One thing to consider about being a self-employed entrepreneur is understanding how to manage your finances and file your taxes. A course on business management could be helpful to ensure you know how to keep good records and manage both your business and your personal finances successfully. If you are self-employed, keep in mind that obtaining financing for larger financial goals, like getting a mortgage, can be tricky. However, good record-keeping is the key to winning over lenders.
Whether it’s opening up a retail store or being a freelance writer, there are plenty of creative outlets to be your own boss.
When it comes to planning your future, the possibilities truly are endless! With that being said, if you are interested in gaining work experience without a degree in fields such as IT, Business Administration, Construction (and more!) an apprenticeship may be the perfect fit for you.
While completing an apprenticeship program, one tends to gain a combination of classroom learning and hands-on experience all while being accompanied by a professional within the field. Besides expanding their knowledge and experience, apprentices also get paid an average hourly wage of $17 to $21 in the United States.
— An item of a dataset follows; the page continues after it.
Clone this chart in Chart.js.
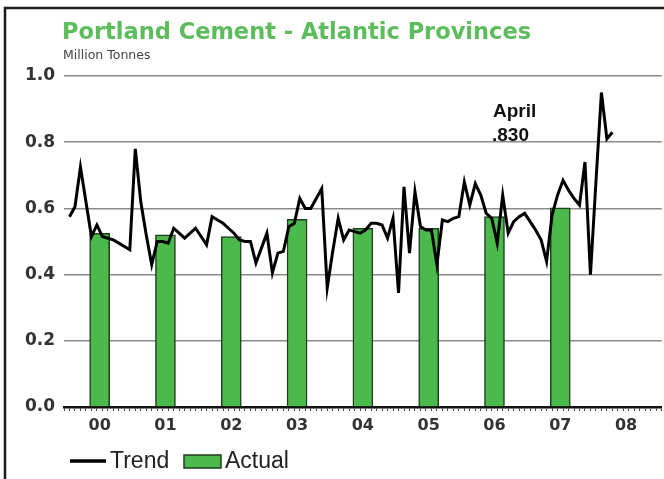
<!DOCTYPE html>
<html>
<head>
<meta charset="utf-8">
<script src="https://cdn.jsdelivr.net/npm/chart.js@4.4.1/dist/chart.umd.min.js"></script>
<style>
  html, body { margin: 0; padding: 0; background: #fff; }
  canvas { display: block; }
</style>
</head>
<body>
<canvas id="c" width="664" height="479"></canvas>
<script>
// ---- Data ----
const yearLabels = ['00', '01', '02', '03', '04', '05', '06', '07', '08'];

// Annual "Actual" bars, 2000-2007 (million tonnes)
const actualValues = [0.525, 0.52, 0.515, 0.567, 0.54, 0.54, 0.575, 0.602];

// Monthly "Trend" series, Jan 2000 - Apr 2008
const trend2000 = [0.575, 0.605, 0.725, 0.62, 0.515, 0.55, 0.515, 0.51, 0.505, 0.495, 0.485, 0.475];
const trend2001 = [0.78, 0.62, 0.52, 0.43, 0.50, 0.50, 0.495, 0.54, 0.525, 0.51, 0.525, 0.54];
const trend2002 = [0.515, 0.49, 0.575, 0.565, 0.555, 0.54, 0.525, 0.505, 0.50, 0.50, 0.435, 0.48];
const trend2003 = [0.525, 0.405, 0.465, 0.47, 0.545, 0.555, 0.63, 0.60, 0.60, 0.63, 0.66, 0.36];
const trend2004 = [0.47, 0.57, 0.505, 0.535, 0.53, 0.525, 0.535, 0.555, 0.555, 0.55, 0.51, 0.57];
const trend2005 = [0.345, 0.665, 0.465, 0.65, 0.545, 0.535, 0.535, 0.43, 0.565, 0.56, 0.57, 0.575];
const trend2006 = [0.68, 0.61, 0.675, 0.64, 0.585, 0.57, 0.495, 0.64, 0.525, 0.56, 0.575, 0.585];
const trend2007 = [0.56, 0.535, 0.505, 0.44, 0.58, 0.64, 0.685, 0.655, 0.63, 0.61, 0.74, 0.40];
const trend2008 = [0.68, 0.95, 0.81, 0.83];

const titleText = 'Portland Cement - Atlantic Provinces';
const subtitleText = 'Million Tonnes';
const noteLines = ['April', '.830'];
const legendLabels = ['Trend', 'Actual'];

// ---- Build datasets ----
const trendValues = [].concat(trend2000, trend2001, trend2002, trend2003, trend2004,
                              trend2005, trend2006, trend2007, trend2008);
const trendPoints = trendValues.map((v, i) => ({ x: i + 0.5, y: v }));
const actualPoints = actualValues.map((v, i) => ({ x: i * 12 + 6, y: v }));

const GREEN = '#4cb94c';
const TITLE_GREEN = '#5dbd5d';

const decorPlugin = {
  id: 'decor',
  beforeDraw(chart) {
    const ctx = chart.ctx;
    ctx.save();
    ctx.fillStyle = '#ffffff';
    ctx.fillRect(0, 0, chart.width, chart.height);
    ctx.restore();
  },
  afterDraw(chart) {
    const ctx = chart.ctx;
    ctx.save();
    // frame
    ctx.strokeStyle = '#1a1a1a';
    ctx.lineWidth = 2.5;
    ctx.strokeRect(5, 8, 700, 520);

    // title
    ctx.fillStyle = TITLE_GREEN;
    ctx.font = 'bold 22.5px "DejaVu Sans"';
    ctx.textBaseline = 'alphabetic';
    ctx.textAlign = 'left';
    ctx.fillText(titleText, 62, 39);

    // subtitle
    ctx.fillStyle = '#444';
    ctx.font = '12.5px "DejaVu Sans"';
    ctx.fillText(subtitleText, 63, 59);

    // annotation
    ctx.fillStyle = '#111';
    ctx.font = 'bold 19px "Liberation Sans", Arial';
    ctx.fillText(noteLines[0], 493, 117);
    ctx.fillText(noteLines[1], 492, 141);

    // legend
    const trendDs = chart.data.datasets[0];
    const barDs = chart.data.datasets[1];
    const ly = 461;
    ctx.strokeStyle = trendDs.borderColor;
    ctx.lineWidth = 3.5;
    ctx.beginPath();
    ctx.moveTo(70, ly);
    ctx.lineTo(106, ly);
    ctx.stroke();
    ctx.fillStyle = '#222';
    ctx.font = '23px "Liberation Sans", Arial';
    ctx.textBaseline = 'middle';
    ctx.fillText(legendLabels[0], 110, ly + 1);
    ctx.fillStyle = barDs.backgroundColor;
    ctx.fillRect(184, 455, 37, 13);
    ctx.strokeStyle = barDs.borderColor;
    ctx.lineWidth = 1.5;
    ctx.strokeRect(184, 455, 37, 13);
    ctx.fillStyle = '#222';
    ctx.fillText(legendLabels[1], 225, ly + 1);
    ctx.restore();
  }
};

new Chart(document.getElementById('c'), {
  data: {
    datasets: [
      {
        type: 'line',
        label: 'Trend',
        data: trendPoints,
        borderColor: '#000000',
        borderWidth: 3,
        pointRadius: 0,
        tension: 0,
        order: 0
      },
      {
        type: 'bar',
        label: 'Actual',
        data: actualPoints,
        backgroundColor: GREEN,
        borderColor: '#1d3d1d',
        borderWidth: 1.5,
        barThickness: 20,
        order: 1
      }
    ]
  },
  options: {
    responsive: false,
    animation: false,
    devicePixelRatio: 1,
    layout: { padding: { top: 76, right: 0, bottom: 0, left: 0 } },
    plugins: {
      legend: { display: false },
      title: { display: false },
      tooltip: { enabled: false }
    },
    scales: {
      x: {
        type: 'linear',
        min: 0,
        max: 108,
        afterFit(scale) { scale.height = 72; },
        ticks: {
          stepSize: 1,
          autoSkip: false,
          maxRotation: 0,
          minRotation: 0,
          padding: 5,
          color: '#333',
          font: { family: '"DejaVu Sans"', weight: 'bold', size: 16 },
          callback(v) {
            const r = v % 12;
            return r === 6 ? yearLabels[(v - 6) / 12] : '';
          }
        },
        grid: {
          display: true,
          drawOnChartArea: false,
          drawTicks: true,
          tickLength: 4,
          color: '#444',
          lineWidth: 1
        },
        border: { display: true, color: '#111', width: 2.5 }
      },
      y: {
        min: 0,
        max: 1,
        afterFit(scale) { scale.width = 64; },
        ticks: {
          stepSize: 0.2,
          padding: 9,
          color: '#333',
          font: { family: '"DejaVu Sans"', weight: 'bold', size: 17 },
          callback(v) { return v.toFixed(1); }
        },
        grid: {
          color: '#8a8a8a',
          lineWidth: 1.5,
          drawTicks: false
        },
        border: { display: false }
      }
    }
  },
  plugins: [decorPlugin]
});
</script>
</body>
</html>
Another thing to consider when partaking in apprenticeships is the fact there are four levels. Intermediate (Level 2), also known as the most basic level, typically lasts anywhere from one to one and a half years. An advanced apprenticeship (Level 3), lasts for two years, and workers tend to work an average of 30 hours per week. Higher apprenticeships last for three to six years, and apprentices typically take lead in their given projects. The final apprenticeship level (Level 6 or 7) is reached once work-related work and a degree has been obtained. Interested in finding an apprenticeship for you? Click here.
If you are looking for an alternative to a four-year degree, and are interested in positions including an electrician, esthetician, real estate agent, baker, computer programmer, and more, trade school may just be the answer to all your questions.
Trade School is attended by students who are interested in being trained within a specific skilled trade career. These programs typically last 1-2 years, and according to Best Colleges, cost an average of $33,000, similar to the price of a single year's tuition when pursuing a four-year degree.
Upon graduation, students will receive a diploma or trade certificate which can then be used when applying for jobs within the given field.
Career Outlook & Success Rates
Though you may feel pressured to follow societal standards by attending a four-year college to receive your degree, it is always important to do research regarding all possible careers and outcomes. Keep in mind that trade positions are very in-demand right now, and opportunities within the trades will continue to expand throughout the years to come. Apprenticeships are also the perfect way to kickstart your career by learning useful skills and connecting with others in the field which may ultimately lead to possible business ventures. You may also want to pursue a degree at your own pace with community college. There are so many opportunities out there, so take your time, and find what is right for you.
In retrospect, say you do decide to pursue an education or career outside of receiving a four-year degree, you are actually more likely to achieve significant life goals in a shorter period of time. Whether this means paying off a house, purchasing a car, starting a family, etc., due to your chosen education (or career) path, you are most likely going to excel sooner as you are not facing endless amounts of debt.
If you are nearing graduation or have any remaining questions regarding your career and interests, always feel free to discuss them with your guidance counselor or family members, in order to ensure you are taking the best path for you and your future. And remember, even if you decide to not partake in receiving a four-year degree, there are endless opportunities that will lead you to success as long as you maintain the right drive and motivation.